* DATA BLOCK:
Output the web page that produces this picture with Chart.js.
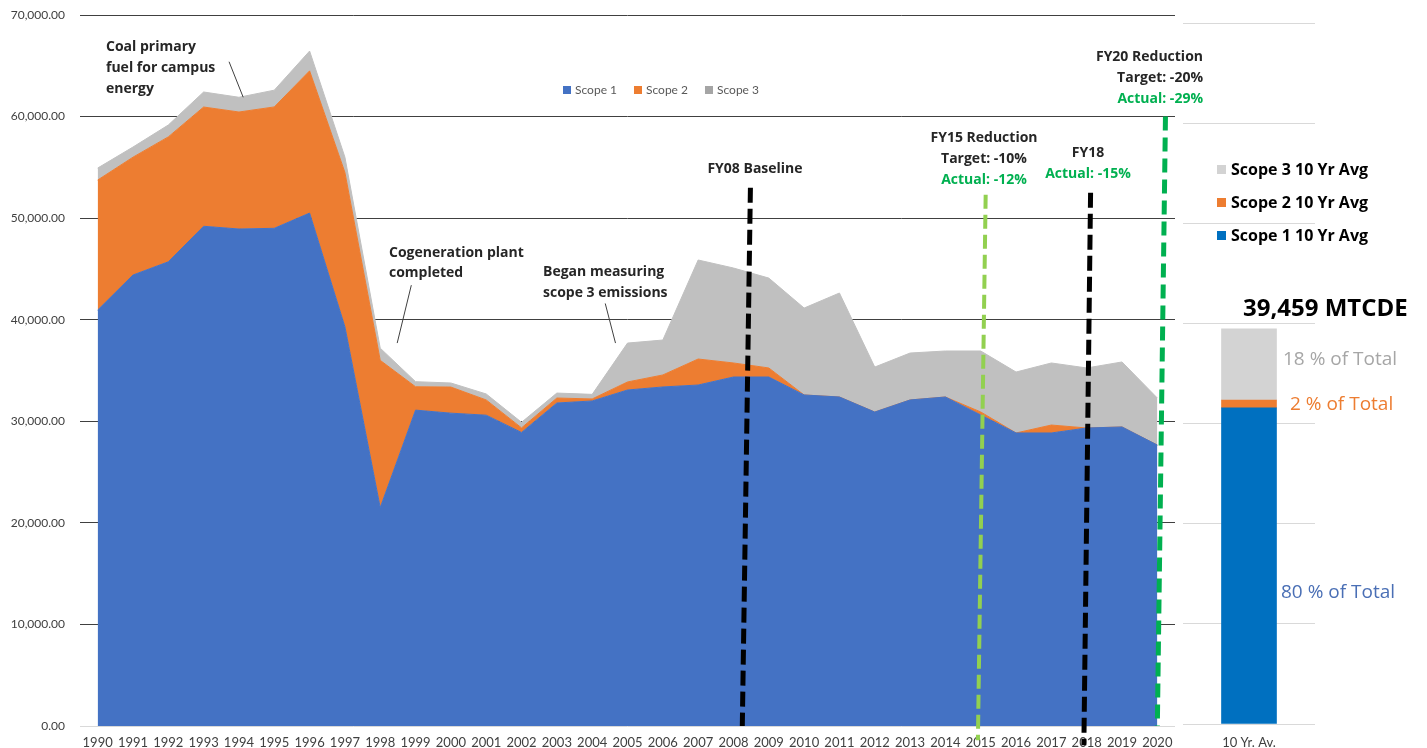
<!DOCTYPE html>
<html>
<head>
<meta charset="utf-8">
<script src="https://cdn.jsdelivr.net/npm/chart.js@4.4.1/dist/chart.umd.min.js"></script>
<style>
  html, body { margin: 0; padding: 0; background: #fff; overflow: hidden; }
  #wrap { position: relative; width: 1427px; height: 748px; }
  #mainChart { position: absolute; left: 0; top: 0; }
  #avgChart { position: absolute; left: 1180px; top: 0; }
</style>
</head>
<body>
<div id="wrap">
  <canvas id="mainChart" width="1427" height="748"></canvas>
  <canvas id="avgChart" width="247" height="748"></canvas>
</div>
<script>
// Data (MTCDE per fiscal year)

var years = ['1990', '1991', '1992', '1993', '1994', '1995', '1996', '1997', '1998', '1999',
             '2000', '2001', '2002', '2003', '2004', '2005', '2006', '2007', '2008', '2009',
             '2010', '2011', '2012', '2013', '2014', '2015', '2016', '2017', '2018', '2019', '2020'];

var scope1 = [40950, 44400, 45700, 49200, 48930, 49000, 50500, 39300, 21500, 31100,
              30800, 30600, 28900, 31800, 32000, 33080, 33380, 33570, 34360, 34360,
              32590, 32390, 30910, 32100, 32390, 30620, 28850, 28850, 29340, 29440, 27660];

var scope2 = [12800, 11600, 12300, 11740, 11520, 11950, 14000, 15200, 14500, 2300,
              2570, 1500, 450, 490, 200, 790, 1180, 2560, 1380, 890,
              0, 0, 0, 0, 0, 300, 0, 780, 0, 0, 0];

var scope3 = [1180, 1000, 1170, 1480, 1450, 1650, 1950, 1500, 1200, 500,
              400, 590, 550, 490, 450, 3830, 3440, 9750, 9350, 8850,
              8560, 10240, 4430, 4620, 4530, 6000, 6000, 6110, 5910, 6400, 4630];

var markerYears = ['2008', '2015', '2018', '2020'];

// 10 year average bar
var avgLabels = ['10 Yr. Av.'];
var scope1Avg = [31567];
var scope2Avg = [789];
var scope3Avg = [7103];

// Helpers

var boldFont = '"Open Sans", sans-serif';

function xAt(chart, idx) {
    var x = chart.scales.x;
    var step = x.getPixelForValue(1) - x.getPixelForValue(0);
    return x.getPixelForValue(0) + idx * step;
}

function drawLines(ctx, lines, x, font, align) {
    ctx.font = font;
    ctx.textAlign = align;
    ctx.textBaseline = 'middle';
    for (let i = 0; i < lines.length; i++) {
        ctx.fillStyle = lines[i][2] || '#262626';
        ctx.fillText(lines[i][0], x, lines[i][1]);
    }
}

// Main chart annotations

var markerStyles = [
    { color: '#000000', width: 5, dash: [15, 6], top: 53000, bottom: 0, leanTop: 0.48, leanBottom: 0.25 },
    { color: '#92D050', width: 4, dash: [14, 6], top: 52300, bottom: -1400, leanTop: 0.14, leanBottom: -0.08 },
    { color: '#000000', width: 5, dash: [15, 6], top: 52500, bottom: -1900, leanTop: 0.11, leanBottom: -0.08 },
    { color: '#00B050', width: 5, dash: [14, 7], top: 60000, bottom: 0, leanTop: 0.23, leanBottom: 0 }
];

// leader lines: [fromIndex, fromValue, toIndex, toValue]
var leaders = [
    [3.72, 65400, 4.12, 61900],
    [8.88, 43400, 8.48, 37700],
    [14.37, 41600, 14.66, 37700]
];

var mainAnnotations = {
    id: 'mainAnnotations',
    afterDraw: function (chart) {
        var ctx = chart.ctx;
        var y = chart.scales.y;
        ctx.save();

        // dashed marker lines
        for (let i = 0; i < markerYears.length; i++) {
            var s = markerStyles[i];
            var idx = years.indexOf(markerYears[i]);
            ctx.beginPath();
            ctx.setLineDash(s.dash);
            ctx.lineWidth = s.width;
            ctx.strokeStyle = s.color;
            ctx.moveTo(xAt(chart, idx + s.leanTop), y.getPixelForValue(s.top));
            ctx.lineTo(xAt(chart, idx + s.leanBottom), y.getPixelForValue(s.bottom));
            ctx.stroke();
        }
        ctx.setLineDash([]);

        // leader lines
        ctx.lineWidth = 1;
        ctx.strokeStyle = '#404040';
        for (let i = 0; i < leaders.length; i++) {
            var l = leaders[i];
            ctx.beginPath();
            ctx.moveTo(xAt(chart, l[0]), y.getPixelForValue(l[1]));
            ctx.lineTo(xAt(chart, l[2]), y.getPixelForValue(l[3]));
            ctx.stroke();
        }

        // notes
        var f = 'bold 14px ' + boldFont;
        var green = '#00B050';
        drawLines(ctx, [['Coal primary', 47], ['fuel for campus', 68], ['energy', 89]], 106, f, 'left');
        drawLines(ctx, [['Cogeneration plant', 253], ['completed', 273]], 389, f, 'left');
        drawLines(ctx, [['Began measuring', 272], ['scope 3 emissions', 293]], 543, f, 'left');
        drawLines(ctx, [['FY08 Baseline', 169]], 755, f, 'center');
        drawLines(ctx, [['FY15 Reduction', 138], ['Target: -10%', 159], ['Actual: -12%', 180, green]], 984, f, 'center');
        drawLines(ctx, [['FY18', 153], ['Actual: -15%', 174, green]], 1088, f, 'center');
        drawLines(ctx, [['FY20 Reduction', 57], ['Target: -20%', 78], ['Actual: -29%', 99, green]], 1203, f, 'right');

        // legend
        ctx.font = '12px Lato';
        ctx.textAlign = 'left';
        ctx.textBaseline = 'middle';
        var lx = 563;
        chart.data.datasets.forEach(function (ds) {
            ctx.fillStyle = ds.legendColor;
            ctx.fillRect(lx, 86, 8, 8);
            ctx.fillStyle = '#595959';
            ctx.fillText(ds.label, lx + 12, 90);
            lx += 12 + ctx.measureText(ds.label).width + 17;
        });

        ctx.restore();
    }
};

var mainCtx = document.getElementById('mainChart').getContext('2d');
var mainChart = new Chart(mainCtx, {
    type: 'line',
    data: {
        labels: years,
        datasets: [{
                label: 'Scope 1',
                data: scope1,
                backgroundColor: '#4472C4',
                borderColor: '#4472C4',
                legendColor: '#4472C4',
                fill: 'origin',
            },
            {
                label: 'Scope 2',
                data: scope2,
                backgroundColor: '#ED7D31',
                borderColor: '#ED7D31',
                legendColor: '#ED7D31',
                fill: '-1',
            },
            {
                label: 'Scope 3',
                data: scope3,
                backgroundColor: '#C0C0C0',
                borderColor: '#C0C0C0',
                legendColor: '#A5A5A5',
                fill: '-1',
            }
        ]
    },
    options: {
        responsive: false,
        animation: false,
        devicePixelRatio: 1,
        elements: {
            line: { tension: 0, borderWidth: 1 },
            point: { radius: 0 }
        },
        layout: { padding: { top: 15, right: 252, left: 0, bottom: 0 } },
        plugins: {
            legend: { display: false },
            tooltip: { enabled: false }
        },
        scales: {
            x: {
                offset: true,
                grid: { display: false, drawTicks: false },
                border: { display: false },
                ticks: {
                    autoSkip: false,
                    maxRotation: 0,
                    padding: 9,
                    color: '#404040',
                    font: { family: 'Lato', size: 13 }
                },
                afterFit: function (scale) { scale.height = 22; }
            },
            y: {
                stacked: true,
                min: 0,
                max: 70000,
                border: { display: false },
                grid: {
                    drawTicks: false,
                    color: function (c) { return c.tick && c.tick.value === 0 ? '#D9D9D9' : '#404040'; }
                },
                ticks: {
                    stepSize: 10000,
                    padding: 15,
                    color: '#404040',
                    font: { family: 'Lato', size: 12 },
                    callback: function (v) {
                        return Number(v).toLocaleString('en-US', { minimumFractionDigits: 2, maximumFractionDigits: 2 });
                    }
                },
                afterFit: function (scale) {
                    scale.width = 80;
                    scale.paddingTop = 0;
                    scale.paddingBottom = 0;
                }
            }
        }
    },
    plugins: [mainAnnotations]
});

// 10 year average panel

var avgAnnotations = {
    id: 'avgAnnotations',
    afterDraw: function (chart) {
        var ctx = chart.ctx;
        ctx.save();

        // legend, top item is last dataset
        ctx.font = 'bold 16px ' + boldFont;
        ctx.textAlign = 'left';
        ctx.textBaseline = 'middle';
        var ds = chart.data.datasets;
        for (let i = ds.length - 1, row = 0; i >= 0; i--, row++) {
            var ly = 170 + row * 33;
            ctx.fillStyle = ds[i].backgroundColor;
            ctx.fillRect(37, ly - 5, 9, 9);
            ctx.fillStyle = '#000000';
            ctx.fillText(ds[i].label, 51, ly);
        }

        // total
        var total = scope1Avg[0] + scope2Avg[0] + scope3Avg[0];
        ctx.font = 'bold 24px ' + boldFont;
        ctx.fillStyle = '#000000';
        ctx.fillText(total.toLocaleString('en-US') + ' MTCDE', 63, 309);

        // shares
        ctx.font = '19px ' + boldFont;
        ctx.fillStyle = '#A6A6A6';
        ctx.fillText(Math.round(scope3Avg[0] / total * 100) + ' % of Total', 103, 360);
        ctx.fillStyle = '#ED7D31';
        ctx.fillText(Math.round(scope2Avg[0] / total * 100) + ' % of Total', 110, 405);
        ctx.fillStyle = '#4A6FB5';
        ctx.fillText(Math.round(scope1Avg[0] / total * 100) + ' % of Total', 101, 593);

        ctx.restore();
    }
};

var avgCtx = document.getElementById('avgChart').getContext('2d');
var avgChart = new Chart(avgCtx, {
    type: 'bar',
    data: {
        labels: avgLabels,
        datasets: [{
                label: 'Scope 1 10 Yr Avg',
                data: scope1Avg,
                backgroundColor: '#0070C0',
            },
            {
                label: 'Scope 2 10 Yr Avg',
                data: scope2Avg,
                backgroundColor: '#ED7D31',
            },
            {
                label: 'Scope 3 10 Yr Avg',
                data: scope3Avg,
                backgroundColor: '#D3D3D3',
            }
        ]
    },
    options: {
        responsive: false,
        animation: false,
        devicePixelRatio: 1,
        datasets: { bar: { barThickness: 55 } },
        layout: { padding: { top: 23, right: 112, left: 3, bottom: 0 } },
        plugins: {
            legend: { display: false },
            tooltip: { enabled: false }
        },
        scales: {
            x: {
                stacked: true,
                grid: { display: false, drawTicks: false },
                border: { display: false },
                ticks: {
                    maxRotation: 0,
                    padding: 11,
                    color: '#404040',
                    font: { family: 'Lato', size: 13 }
                },
                afterFit: function (scale) { scale.height = 24; }
            },
            y: {
                stacked: true,
                min: 0,
                max: 70000,
                border: { display: false },
                grid: { color: '#D9D9D9', drawTicks: false },
                ticks: { display: false, stepSize: 10000 },
                afterFit: function (scale) { scale.width = 0; }
            }
        }
    },
    plugins: [avgAnnotations]
});
</script>
</body>
</html>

* PROBLEM TO SOLVE:
Exactly as they appear, print the lines of the listing above from its first line through the line that contains "29340, 29440, 27660];", minus the pictures.

* REPLY TO THE EXERCISE:
Output the web page that produces this picture with Chart.js.
<!DOCTYPE html>
<html>
<head>
<meta charset="utf-8">
<script src="https://cdn.jsdelivr.net/npm/chart.js@4.4.1/dist/chart.umd.min.js"></script>
<style>
  html, body { margin: 0; padding: 0; background: #fff; overflow: hidden; }
  #wrap { position: relative; width: 1427px; height: 748px; }
  #mainChart { position: absolute; left: 0; top: 0; }
  #avgChart { position: absolute; left: 1180px; top: 0; }
</style>
</head>
<body>
<div id="wrap">
  <canvas id="mainChart" width="1427" height="748"></canvas>
  <canvas id="avgChart" width="247" height="748"></canvas>
</div>
<script>
// Data (MTCDE per fiscal year)

var years = ['1990', '1991', '1992', '1993', '1994', '1995', '1996', '1997', '1998', '1999',
             '2000', '2001', '2002', '2003', '2004', '2005', '2006', '2007', '2008', '2009',
             '2010', '2011', '2012', '2013', '2014', '2015', '2016', '2017', '2018', '2019', '2020'];

var scope1 = [40950, 44400, 45700, 49200, 48930, 49000, 50500, 39300, 21500, 31100,
              30800, 30600, 28900, 31800, 32000, 33080, 33380, 33570, 34360, 34360,
              32590, 32390, 30910, 32100, 32390, 30620, 28850, 28850, 29340, 29440, 27660];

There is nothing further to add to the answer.